Hudi搭建和使用
Hudi搭建与使用
一、拉取hudi
git clone --branch release-0.11.0 https://gitee.com/apache/Hudi.git
或者
git clone --branch release-0.11.0 https://github.com/apache/hudi.git
#二、替换阿里云仓库
<repository>
<id>nexus-aliyun</id>
<name>nexus-aliyun</name>
<url>http://maven.aliyun.com/nexus/content/groups/public/</url>
<releases>
<enabled>true</enabled>
</releases>
<snapshots>
<enabled>false</enabled>
</snapshots>
</repository>
三、编译
选择spark2.4版本,scala2.11,flink1.13
mvn clean package -DskipTests -Dspark2.4 -Dscala-2.11 -Dflink1.13
四、启动及使用
1、spark-shell启动
spark-shell --packages org.apache.spark:spark-avro_2.11:2.4.5 --conf 'spark.serializer=org.apache.spark.serializer.KryoSerializer' --jars /usr/local/Hudi/packaging/hudi-spark-bundle/target/hudi-spark-bundle_2.11-0.11.0.jar
1.1导入依赖、设置表名、基本路径和数据生成器以生成本指南的记录
// spark-shell
import org.apache.hudi.QuickstartUtils._
import scala.collection.JavaConversions._
import org.apache.spark.sql.SaveMode._
import org.apache.hudi.DataSourceReadOptions._
import org.apache.hudi.DataSourceWriteOptions._
import org.apache.hudi.config.HoodieWriteConfig._
val tableName = "hudi_trips_cow"
val basePath = "file:///tmp/hudi_trips_cow"
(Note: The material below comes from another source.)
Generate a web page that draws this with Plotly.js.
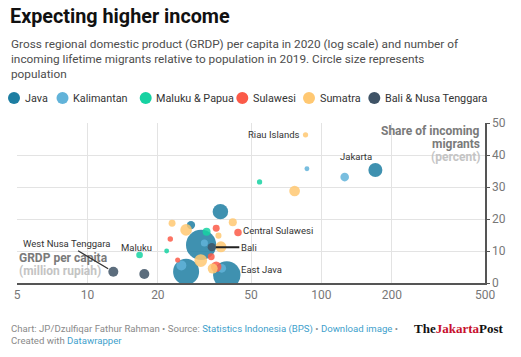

val dataGen = new DataGenerator
1.2生成一些新的行程,将它们加载到 DataFrame 中并将 DataFrame 写入 Hudi 表,如下所示。
// spark-shell
val inserts = convertToStringList(dataGen.generateInserts(10))
val df = spark.read.json(spark.sparkContext.parallelize(inserts, 2))
df.write.format("hudi").
options(getQuickstartWriteConfigs).
option(PRECOMBINE_FIELD_OPT_KEY, "ts").
option(RECORDKEY_FIELD_OPT_KEY, "uuid").
option(PARTITIONPATH_FIELD_OPT_KEY, "partitionpath").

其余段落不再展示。